2025 AOCS Annual Meeting & Expo.
Surfactants and Detergents
Brian Grady, PhD (he/him/his)
Douglas and Hilda Bourne Chair in Chemical Engineering
Institute for Applied Surfactant Research, University of Oklahoma
Norman, Oklahoma, United States
A recent review (Phaodee and Weston, J Surfact Deterg. 2023;26:277–286.) described how HLD could be used to formulate detergents. This talk covers much of the same ground as that paper, but additional data that was not presented in that paper, including new data gathered in our labs, is presented in this talk. The following four questions will be discussed. In that review paper (and elsewhere), the suggestion was made that optimal cleaning efficacy occurs if HLD is between -3 and 0. How consistent is that statement?

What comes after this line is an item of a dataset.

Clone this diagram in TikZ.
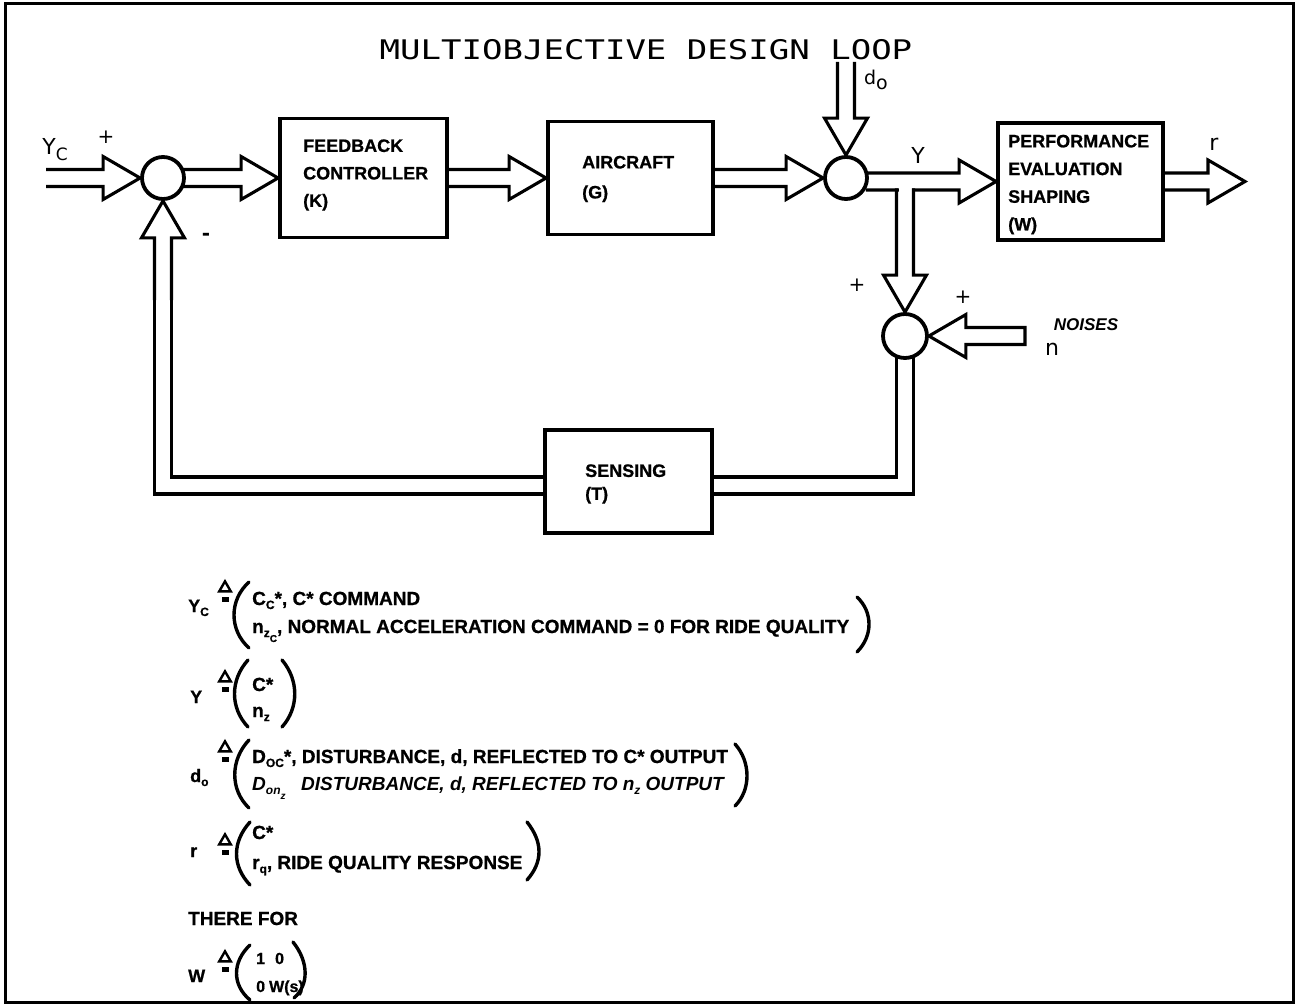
\documentclass[tikz,border=0pt]{standalone}
\usepackage{fontspec}
\usepackage{graphicx}
\setmainfont[BoldFeatures={FakeBold=0.8}]{Liberation Sans}
\newfontfamily\twfont{DejaVu Sans Mono}
\newfontfamily\labfont{DejaVu Sans}
\usetikzlibrary{calc,backgrounds,shapes.geometric}
\newcommand\sbs[1]{\raisebox{-4pt}{\fontsize{12}{12}\selectfont #1}}
\newcommand\ssbs[1]{\raisebox{-9pt}{\fontsize{10}{10}\selectfont #1}}
\newcommand\AL{37pt}
\newcommand\AW{8.5pt}
\newcommand\AH{21.5pt}
\newcommand\harrow[2]{%
  \coordinate (hb) at ($(#2)!\AL!(#1)$);
  \draw[arrline] ($(#1)!\AW!90:(#2)$) -- ($(hb)!\AW!90:(#2)$) -- ($(hb)!\AH!90:(#2)$) -- (#2) -- ($(hb)!\AH!-90:(#2)$) -- ($(hb)!\AW!-90:(#2)$) -- ($(#1)!\AW!-90:(#2)$);}
\newcommand\harrowclosed[2]{%
  \coordinate (hb) at ($(#2)!\AL!(#1)$);
  \draw[arrline] ($(#1)!\AW!90:(#2)$) -- ($(hb)!\AW!90:(#2)$) -- ($(hb)!\AH!90:(#2)$) -- (#2) -- ($(hb)!\AH!-90:(#2)$) -- ($(hb)!\AW!-90:(#2)$) -- ($(#1)!\AW!-90:(#2)$) -- cycle;}
\begin{document}
\begin{tikzpicture}[x=1pt,y=-1pt,
  arrline/.style={line width=3.1pt, line join=miter, miter limit=10},
  dbl/.style={double, line width=3.1pt, double distance=13.9pt},
  sumc/.style={circle, draw, line width=3.8pt, minimum size=42pt, inner sep=0pt, fill=white},
  blk/.style={draw, line width=3.8pt, fill=white, inner sep=0pt},
  btxt/.style={font=\fontsize{18}{27.5}\selectfont\bfseries, align=left, inner sep=0pt, anchor=west},
  lbl/.style={font=\labfont\fontsize{22}{22}\selectfont, inner sep=0pt},
  plus/.style={font=\labfont\fontsize{20}{20}\selectfont, inner sep=0pt},
  eqt/.style={font=\fontsize{19}{19}\selectfont\bfseries, inner sep=0pt, anchor=base west},
  eqit/.style={font=\fontsize{19}{19}\selectfont\bfseries\itshape, inner sep=0pt, anchor=base west},
  eqm/.style={font=\fontsize{16}{16}\selectfont\bfseries, inner sep=0pt, anchor=base west},
  eqlab/.style={font=\fontsize{18}{18}\selectfont\bfseries, inner sep=0pt, anchor=base west},
  dtri/.style={draw, line width=2.4pt, line join=miter, isosceles triangle, isosceles triangle apex angle=60, shape border rotate=90, minimum height=10pt, inner sep=0pt},
  deqs/.style={fill=black, minimum width=7pt, minimum height=5pt, inner sep=0pt},
  paren/.style={line width=3.4pt, line cap=round}]

\useasboundingbox (0,0) rectangle (1298,1006);
\draw[line width=3pt] (5,4) rectangle (1293,1002);

\node (title) at (646,50) {\twfont\fontsize{27}{27}\selectfont\scalebox{1.26}[1]{MULTIOBJECTIVE DESIGN LOOP}};

% blocks and summing junctions
\node[sumc] (sum1) at (163,178) {};
\node[blk, minimum width=167pt, minimum height=119pt] (fb) at (363.5,178) {};
\node[blk, minimum width=165pt, minimum height=113pt] (ac) at (630.5,178) {};
\node[sumc] (sum2) at (846,178) {};
\node[blk, minimum width=165pt, minimum height=117pt] (perf) at (1080.5,181.5) {};
\node[sumc, minimum size=44pt] (sum3) at (905,336) {};
\node[blk, minimum width=167pt, minimum height=103pt] (sens) at (628.5,481.5) {};

\node[btxt] (fbt) at (303,175) {FEEDBACK\\CONTROLLER\\(K)};
\node[btxt, font=\fontsize{18}{30}\selectfont\bfseries] (act) at (582,179) {AIRCRAFT\\(G)};
\node[btxt, font=\fontsize{18}{27.7}\selectfont\bfseries] (perft) at (1008,184.5) {PERFORMANCE\\EVALUATION\\SHAPING\\(W)};
\node[btxt, font=\fontsize{18}{23}\selectfont\bfseries] (senst) at (585,484) {SENSING\\(T)};

% free ends
\coordinate (yin) at (46,178);
\coordinate (din) at (846,62);
\coordinate (rout) at (1245,181.5);
\coordinate (nin) at (1025,336);
\coordinate (jn) at (905,188.4);
\coordinate (fbc) at (163,300);
\coordinate (s1o) at ($(sum1.east)+(-3,0)$);
\coordinate (s2o) at ($(sum2.east)+(-3,3.5)$);
\coordinate (s3o) at ($(sum3.south)+(0,-3)$);

\begin{pgfonlayer}{background}
\harrow{yin}{sum1.west}
\harrow{s1o}{fb.west}
\harrow{fb.east}{ac.west}
\harrow{ac.east}{sum2.west}
\harrow{s2o}{perf.west}
\harrow{perf.east}{rout}
\harrow{din}{sum2.north}
\fill[white] (898.5,187.5) rectangle (911.5,193);
\harrow{jn}{sum3.north}
\harrowclosed{nin}{sum3.east}
\draw[dbl] (s3o) |- ($(sens.east)+(0,4)$);
\draw[dbl] ($(sens.west)+(0,4)$) -| (fbc);
\harrow{fbc}{sum1.south}
\end{pgfonlayer}

% signal labels
\node[lbl] (yc) at (55,150) {Y\raisebox{-6pt}{\fontsize{17}{17}\selectfont C}};
\node[plus] (p1) at (106,137) {+};
\node[plus, font=\labfont\bfseries\fontsize{20}{20}\selectfont] (m1) at (206,237) {-};
\node[lbl, font=\labfont\fontsize{19}{19}\selectfont] (dol) at (876,80) {d\raisebox{-5pt}{o}};
\node[lbl] (yl) at (918,155) {Y};
\node[lbl] (rl) at (1214,144) {r};
\node[plus] (p2) at (857,285) {+};
\node[plus] (p3) at (963,297) {+};
\node[font=\fontsize{17}{17}\selectfont\bfseries\itshape, inner sep=0pt] (noi) at (1086,325) {NOISES};
\node[lbl] (nl) at (1052,349) {n};

% equations
\node[eqlab] (l1) at (188,612) {Y\sbs{C}};
\node[dtri] (t1) at (225,588) {};
\node[deqs] (q1) at (225,599) {};
\node[eqt] (e1a) at (252,605) {C\sbs{C}*, C* COMMAND};
\node[eqt] (e1b) at (252,633) {n\sbs{z}\ssbs{C}, NORMAL ACCELERATION COMMAND = 0 FOR RIDE QUALITY};
\draw[paren] (249,582) .. controls (229,600) and (229,630) .. (249,648);
\draw[paren] (857,597) .. controls (873,612) and (873,636) .. (857,652);

\node[eqlab] (l2) at (190,703) {Y};
\node[dtri] (t2) at (225,678) {};
\node[deqs] (q2) at (225,689) {};
\node[eqt] (e2a) at (252,691) {C*};
\node[eqt] (e2b) at (252,717) {n\sbs{z}};
\draw[paren] (248,660) .. controls (230,680) and (230,708) .. (248,727);
\draw[paren] (282,660) .. controls (299,680) and (299,708) .. (282,727);

\node[eqlab] (l3) at (190,782) {d\sbs{o}};
\node[dtri] (t3) at (225,748) {};
\node[deqs] (q3) at (225,759) {};
\node[eqt] (e3a) at (252,763) {D\sbs{OC}*, DISTURBANCE, d, REFLECTED TO C* OUTPUT};
\node[eqit] (e3b) at (252,790) {D\sbs{on}\ssbs{z}};
\node[eqit] (e3c) at (301,790) {DISTURBANCE, d, REFLECTED TO n\sbs{z} OUTPUT};
\draw[paren] (249,740) .. controls (230,760) and (230,790) .. (249,808);
\draw[paren] (735,744) .. controls (751,762) and (751,790) .. (735,806);

\node[eqlab] (l4) at (190,857) {r};
\node[dtri] (t4) at (225,841) {};
\node[deqs] (q4) at (225,852) {};
\node[eqt] (e4a) at (252,839) {C*};
\node[eqt] (e4b) at (252,869) {r\sbs{q}, RIDE QUALITY RESPONSE};
\draw[paren] (250,822) .. controls (232,842) and (232,866) .. (250,885);
\draw[paren] (527,822) .. controls (543,842) and (543,862) .. (527,880);

\node[eqt] (tf) at (188,925) {THERE FOR};

\node[eqlab] (l6) at (188,982) {W};
\node[dtri] (t6) at (225,958) {};
\node[deqs] (q6) at (225,969) {};
\node[eqm] (e6a) at (256,964) {1\hspace{10pt}0};
\node[eqm] (e6b) at (256,992) {0\hspace{4pt}W(s)};
\draw[paren] (250,945) .. controls (232,962) and (232,985) .. (250,1000);
\draw[paren] (293,942) .. controls (309,962) and (309,985) .. (294,998);
\end{tikzpicture}
\end{document}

Also, our group has made the statement that cleaning efficacy falls off rapidly above HLD >0, how consistent is that statement? Third, at low concentrations of ionic surfactant, which are very important in terms of having a large HLD range, the physics of surfactant solution changes significantly, as there is not enough salt to make the Debye length ~0. Does this change in physical chemistry manifest itself in cleaning efficacy behavior? Fourth, nonionic surfactants have a finite range for HLD variation, how does this restriction manifest itself in cleaning studies?